The 2021 Premier League Darts begins on Monday 5 April.
Here at Online Darts, we’ll preview every player’s chances in the tournament, and what to expect from them throughout the event.
We now turn to the World Matchplay Champion, Dimitri Van den Bergh…
Since he beat Josh Payne to win the World Youth Championship in 2017 at Butlin’s Minehead, I’ve been fascinated by Dimitri Van den Bergh.
In the crowd for my first ever weekend at the Big Top, I was amazed at the way he owned the stage. He looked a natural born performer.
So it was no real surprise to me when he made the quarter finals of the World Darts Championship just over a month later, losing out to eventual champion Rob Cross in an epic for which I was privileged to be in attendance for once again.
It’s been obvious for a while that the Belgian comes alive in front of the big cameras. Now, Dimitri Van den Bergh looks to dazzle on stage once again, this time in the Premier League.
World Matchplay title sees Van den Bergh in Premier League Darts
That run in November and December 2017 introduced the world to Van den Bergh, and he’s rarely let the bright lights get to him.
12 months later, he rewrote the history books. The only player to win two World Youth Championships, or do it back to back. Another quarter final appearance at the Worlds earned, as well as a slot as a Premier League contender.
Stepping up to face James Wade in Rotterdam, he led the contest, before settling for a 6-6 draw. After reaching back to back ranking quarter finals at the start of 2020 in the Worlds and UK Open, he moved into Peter Wright’s house throughout the first COVID-19 lockdown.
It turned out to be an inspired decision, as when darts resumed, Van den Bergh created yet more history. He beat Gary Anderson to win the World Matchplay title on debut, becoming the first Belgian to win a ranked PDC TV event, as well as the first World Youth champion to do so.
It was that performance that saw him into the line up as a full time 2021 Premier League player. The question now, is can he replicate that night after night in Milton Keynes like he did in July 2020?
Jack “Gobby” Garwood gives his prediction on what we’ll see from Dimitri Van den Bergh in this year’s Premier League, and where he will finish:
Dimi is somewhat of an enigma.
It defies logic for someone to have such a difference in his TV and floor games, especially as it improves so much the minute he is in front of a camera, Much like his walk on though, it proves one thing.
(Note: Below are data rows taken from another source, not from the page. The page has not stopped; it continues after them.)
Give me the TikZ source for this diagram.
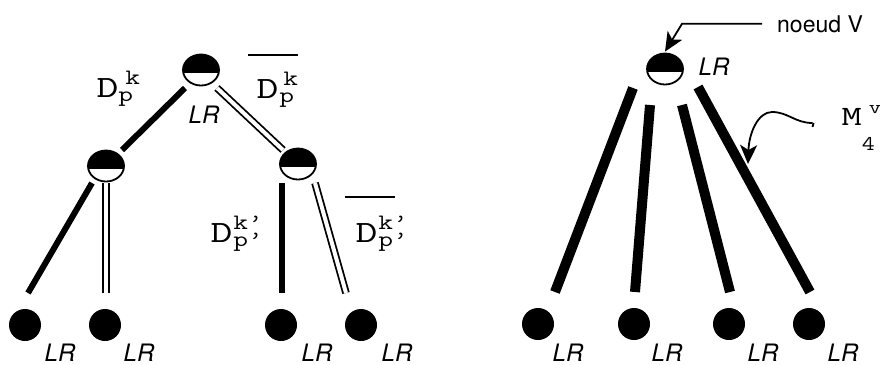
\documentclass[tikz,border=0pt]{standalone}
\usepackage{fontspec}
\usepackage{graphicx}
\usetikzlibrary{shapes.geometric,arrows.meta}
\newfontfamily\helv{TeX Gyre Heros}
% D label: #1 sup, #2 sub, #3 sup kern, #4 sub kern
\newcommand\Dlab[4]{%
  \scalebox{1.37}[1]{\fontsize{31}{31}\selectfont\ttfamily D}%
  \rlap{\kern#3\raisebox{13pt}{\scalebox{1.3}[1]{\fontsize{22}{22}\selectfont\ttfamily #1}}}%
  \kern#4\raisebox{-4pt}{\scalebox{1.3}[1]{\fontsize{22}{22}\selectfont\ttfamily #2}}}
\newcommand\Mlab{%
  \scalebox{1.4}[1]{\fontsize{28}{28}\selectfont\ttfamily M}%
  \rlap{\kern7pt\raisebox{12pt}{\scalebox{1.3}[1]{\fontsize{18.5}{18.5}\selectfont\ttfamily v}}}%
  \raisebox{-25pt}{\scalebox{1.2}[1]{\fontsize{21}{21}\selectfont\ttfamily 4}}}
\begin{document}
\begin{tikzpicture}[x=1pt,y=-1pt,
  half/.style={ellipse, minimum width=36pt, minimum height=31pt, inner sep=0pt,
    draw=black, line width=1.8pt, fill=white,
    path picture={\fill[black] (path picture bounding box.north west) rectangle ([yshift=-2.5pt]path picture bounding box.east);}},
  leaf/.style={circle, fill=black, minimum size=32pt, inner sep=0pt},
  thk/.style={line width=6pt},
  dbl/.style={line width=1.8pt, double=white, double distance=4pt},
  bar/.style={line width=10pt},
  lr/.style={font=\helv\itshape\fontsize{24}{24}\selectfont, inner sep=0pt},
  lab/.style={anchor=base west, inner sep=0pt},
  thinline/.style={line width=1.8pt},
  bigtip/.style={-{Stealth[length=19pt,width=17pt,inset=5pt]}}]
\useasboundingbox (0,0) rectangle (880,364);
% ---------------- left tree
\node[half] (r) at (201,70) {};
\node[half] (lc) at (106,166) {};
\node[half] (rc) at (298,164) {};
\node[leaf] (l1) at (25,325) {};
\node[leaf] (l2) at (105,325) {};
\node[leaf] (l3) at (281,325) {};
\node[leaf] (l4) at (361,325) {};
\draw[thk] ([shift={(-16,18)}]r.center) -- ([shift={(16,-16)}]lc.center);
\draw[dbl] ([shift={(16,18)}]r.center) -- ([shift={(-15,-14)}]rc.center);
\draw[thk] ([shift={(-14,17)}]lc.center) -- ([shift={(3,-32)}]l1.center);
\draw[dbl] ([shift={(0,17)}]lc.center) -- ([shift={(1,-32)}]l2.center);
\draw[thk] ([shift={(-16,19)}]rc.center) -- ([shift={(1,-32)}]l3.center);
\draw[dbl] ([shift={(17,19)}]rc.center) -- ([shift={(-15,-32)}]l4.center);
\node[lr] (lrr) at (204,115) {LR};
\node[lr] (lr1) at (60,353) {LR};
\node[lr] (lr2) at (139,353) {LR};
\node[lr] (lr3) at (317,353) {LR};
\node[lr] (lr4) at (397,353) {LR};
\node[lab] (d1) at (96.3,97) {\Dlab{k}{p}{7pt}{0pt}};
\node[lab] (d2) at (256.3,98) {\Dlab{k}{p}{5pt}{1pt}};
\node[lab] (d3) at (210.3,242) {\Dlab{k’}{p’}{1pt}{1pt}};
\node[lab] (d4) at (355.3,242) {\Dlab{k’}{p’}{1pt}{1pt}};
\draw[thinline] ([shift={(-8,-43)}]d2.base west) -- ++(50,0);
\draw[thinline] ([shift={(-10,-45)}]d4.base west) -- ++(50,0);
% ---------------- right tree
\node[half] (rv) at (665,69) {};
\node[leaf] (m1) at (538,324) {};
\node[leaf] (m2) at (634,324) {};
\node[leaf] (m3) at (729,324) {};
\node[leaf] (m4) at (809,324) {};
\draw[bar] ([shift={(-32,19)}]rv.center) -- ([shift={(17,-32)}]m1.center);
\draw[bar] ([shift={(-15,36)}]rv.center) -- ([shift={(1,-32)}]m2.center);
\draw[bar] ([shift={(17,36)}]rv.center) -- ([shift={(1,-32)}]m3.center);
\draw[bar] ([shift={(33,18)}]rv.center) -- ([shift={(1,-32)}]m4.center);
\node[lr] (lrv) at (714,66.5) {LR};
\node[lr] (lm1) at (568,353) {LR};
\node[lr] (lm2) at (667,353) {LR};
\node[lr] (lm3) at (763,353) {LR};
\node[lr] (lm4) at (843,353) {LR};
\node[lab, font=\helv\fontsize{23}{23}\selectfont] (nv) at (777,32) {noeud V};
\draw[thinline, bigtip] ([xshift=-15pt]nv.west) -- ++(-80,0) -- ([yshift=1pt]rv.north);
\node[lab] (mv) at (841.5,125) {\Mlab};
\coordinate (mt) at (748,164);
\draw[thinline] ([shift={(-29,2)}]mv.base west) -- ++(1,-4);
\draw[thinline, bigtip] ([shift={(-29,-2)}]mv.base west) .. controls (795,123) and (788,112) .. (772,112)
   .. controls (758,112) and (749,133) .. (mt);
\end{tikzpicture}
\end{document}
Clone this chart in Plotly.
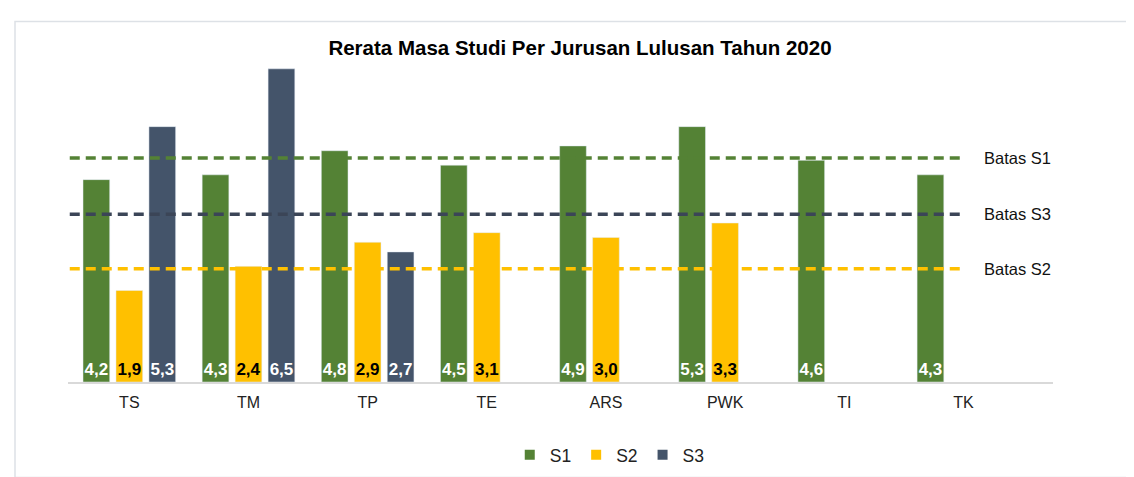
import plotly.graph_objects as go

CATEGORIES = ["TS", "TM", "TP", "TE", "ARS", "PWK", "TI", "TK"]
S1 = [4.2, 4.3, 4.8, 4.5, 4.9, 5.3, 4.6, 4.3]
S2 = [1.9, 2.4, 2.9, 3.1, 3.0, 3.3, None, None]
S3 = [5.3, 6.5, 2.7, None, None, None, None, None]
BATAS_NAMES = ["Batas S1", "Batas S3", "Batas S2"]
BATAS_VALUES = [4.65, 3.48, 2.35]

FONT = "Liberation Sans, Arial, sans-serif"
C_S1 = "#548235"
C_S2 = "#FFC000"
C_S3 = "#44546A"
BATAS_COLORS = [C_S1, "#3B4557", C_S2]


def labels(vals):
    return ["" if v is None else f"{v:.1f}".replace(".", ",") for v in vals]


fig = go.Figure()
for name, vals, color, tcolor in [("S1", S1, C_S1, "white"),
                                   ("S2", S2, C_S2, "black"),
                                   ("S3", S3, C_S3, "white")]:
    fig.add_trace(go.Bar(
        x=CATEGORIES, y=vals, name=name, marker_color=color,
        text=labels(vals), textposition="inside", insidetextanchor="start",
        textangle=0, constraintext="none",
        textfont=dict(family=FONT, size=17, color=tcolor, weight="bold"),
        showlegend=False, hoverinfo="skip",
    ))
    # legend proxy
    fig.add_trace(go.Scatter(
        x=[None], y=[None], mode="markers", name=name,
        marker=dict(symbol="square", size=10, color=color),
    ))

last = len(CATEGORIES) - 1
for name, val, color in zip(BATAS_NAMES, BATAS_VALUES, BATAS_COLORS):
    fig.add_shape(type="line", xref="x", yref="y", x0=-0.5, x1=last,
                  y0=val, y1=val, line=dict(color=color, width=3.5, dash="10px,6px"))
    fig.add_annotation(x=last + 0.156, y=val, xref="x", yref="y", text=name,
                       showarrow=False, xanchor="left", yanchor="middle",
                       font=dict(family=FONT, size=16.5, color="#111111"))

# outer chart border
fig.add_shape(type="rect", xref="paper", yref="paper",
              x0=-0.0538, x1=1.1, y0=-0.3, y1=1.134,
              line=dict(color="#DDE1E6", width=1.5), layer="below")

fig.update_layout(
    width=1134, height=477,
    margin=dict(l=60, r=89, t=56, b=93),
    paper_bgcolor="white", plot_bgcolor="white",
    barmode="group", bargap=0.17, bargroupgap=0.19,
    title=dict(text="<b>Rerata Masa Studi Per Jurusan Lulusan Tahun 2020</b>",
               x=572 / 1134, xref="container", xanchor="center",
               y=1 - 40 / 477, yanchor="middle",
               font=dict(family=FONT, size=20.5, color="#000000")),
    font=dict(family=FONT, color="#222222"),
    legend=dict(orientation="h", x=0.55, xanchor="center", y=-0.229,
                yanchor="middle", font=dict(family=FONT, size=17.5, color="#222222")),
    showlegend=True,
)
fig.update_xaxes(showline=True, linecolor="#D9D9D9", linewidth=1.5, ticks="",
                 tickfont=dict(family=FONT, size=16, color="#222222"),
                 ticklabelstandoff=5, showgrid=False, zeroline=False)
fig.update_yaxes(range=[0, 6.6], visible=False, showgrid=False, zeroline=False)

fig.write_html("out.html")
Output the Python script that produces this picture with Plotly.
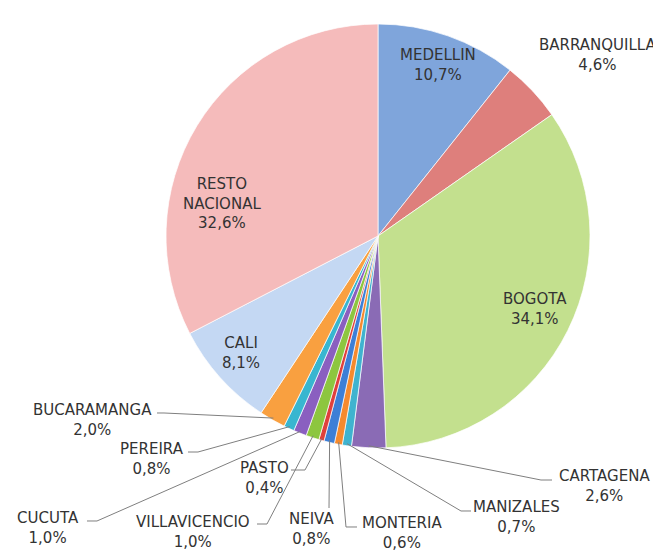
import math
import plotly.graph_objects as go

# participacion por ciudad (%), en orden horario desde las 12
ciudades = ["MEDELLIN", "BARRANQUILLA", "BOGOTA", "CARTAGENA", "MANIZALES", "MONTERIA",
            "NEIVA", "PASTO", "VILLAVICENCIO", "CUCUTA", "PEREIRA", "BUCARAMANGA",
            "CALI", "RESTO NACIONAL"]
participacion = [10.7, 4.6, 34.1, 2.6, 0.7, 0.6, 0.8, 0.4, 1.0, 1.0, 0.8, 2.0, 8.1, 32.6]
colores = ["#7FA5DB", "#DE7F7C", "#C3E08E", "#8A6BB5", "#3FB3CF", "#F58A2E", "#3D7FD6",
           "#E0403C", "#8DC63F", "#8A5FC0", "#38B6D0", "#F9A040", "#C4D8F3", "#F5BBBB"]

# la pagina deja 8px de margen alrededor del grafico
OFF = 8
W, H = 661 - OFF, 550 - OFF
CX, CY, R = 378, 236, 212


def paper(x, y):
    # pixeles de la ventana -> coordenadas paper
    return (x - OFF) / W, 1 - (y - OFF) / H


def borde(i, r=R):
    # punto medio del borde exterior de la porcion i (pixeles)
    total = sum(participacion)
    acum = sum(participacion[:i]) + participacion[i] / 2
    ang = 2 * math.pi * acum / total
    return CX + r * math.sin(ang), CY - r * math.cos(ang)


x0, y1 = paper(CX - R, CY - R)
x1, y0 = paper(CX + R, CY + R)
fig = go.Figure(go.Pie(
    labels=ciudades, values=participacion, sort=False,
    direction="clockwise", rotation=0,
    marker=dict(colors=colores, line=dict(color="rgba(255,255,255,0.7)", width=1)),
    textinfo="none", hoverinfo="label+percent", showlegend=False,
    domain=dict(x=[x0, x1], y=[y0, y1]),
))

# posicion de etiquetas (centro del texto) y quiebre de la guia
etiquetas = {
    "MEDELLIN": ((438, 65), None),
    "BARRANQUILLA": ((598, 55), None),
    "BOGOTA": ((535, 309), None),
    "CALI": ((241, 353), None),
    "RESTO NACIONAL": ((222, 203), None),
    "BUCARAMANGA": ((92, 420), [(157, 413), (164, 413)]),
    "PEREIRA": ((152, 459), [(188, 452), (198, 452)]),
    "PASTO": ((264, 478), [(291, 470), (305, 470)]),
    "CUCUTA": ((48, 528), [(87, 521), (97, 521)]),
    "VILLAVICENCIO": ((193, 532), [(257, 524), (267, 524)]),
    "NEIVA": ((311, 529), [(329, 508)]),
    "MONTERIA": ((402, 533), [(357, 527), (346, 527)]),
    "MANIZALES": ((516, 517), [(471, 511), (461, 511)]),
    "CARTAGENA": ((604, 486), [(552, 480), (541, 480)]),
}

fuente = dict(family="DejaVu Sans", size=15, color="#333333")
for i, nombre in enumerate(ciudades):
    (tx, ty), guia = etiquetas[nombre]
    texto = nombre.replace(" ", "<br>") + "<br>" + f"{participacion[i]:.1f}".replace(".", ",") + "%"
    x, y = paper(tx, ty)
    fig.add_annotation(x=x, y=y, xref="paper", yref="paper", text=texto, showarrow=False,
                       xanchor="center", yanchor="middle", align="center", font=fuente)
    if guia:
        pts = guia + [borde(i, R - 2)]
        path = "M " + " L ".join(f"{paper(px, py)[0]:.5f},{paper(px, py)[1]:.5f}" for px, py in pts)
        fig.add_shape(type="path", path=path, xref="paper", yref="paper",
                      line=dict(color="#7F7F7F", width=1))

fig.update_layout(width=W, height=H, margin=dict(l=0, r=0, t=0, b=0),
                  paper_bgcolor="white", plot_bgcolor="white")

fig.write_html("out.html")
He is a showman.
The charismatic Belgian is potentially the future of this fine sport, and he’s done his time in the darting apprenticeship that is the development tour.
His knee injury means he’s another that we aren’t really sure what to expect from this year. But the field should not take Dimi lightly.
“He ticks every box the PDC needs to grow the game”
Some opinion formers have suggested that Van den Bergh is too inconsistent in the way he plays.
One minute, he can throw the record Grand Slam group average playing at a decent pace. The next, he throws very slowly, and ultimately costs him in a semi final against James Wade that very tournament.
If he can play at a consistent pace, Van den Bergh’s game is a worry for anyone in the field. His scoring ability is excellent, as is his double hitting. He must not overthink how he plays, but just get on with the job.
Van den Bergh has also had surgery to repair a knee injury, sporting a knee brace for the majority of tournaments since the World Matchplay. He still does not look 100% comfortable, and has said he will not be 100% heading into Monday’s first event. How much will it hamper him? We’ll have to see.
The Premier League is not just important for the Belgian though, but for the PDC too. Van den Bergh is fluent in five languages, one of the most humble people you can interview, and is a fantastic young player from a European country. He ticks every box the PDC needs to grow the game. Do well here, and expect to see The Dream Maker in many more exhibition events.
If he were to win the Premier League, Dimitri Van den Bergh would find himself in a new stratosphere in the game of darts.
The question for him, is will the lights shine too bright for the first time on a big stage?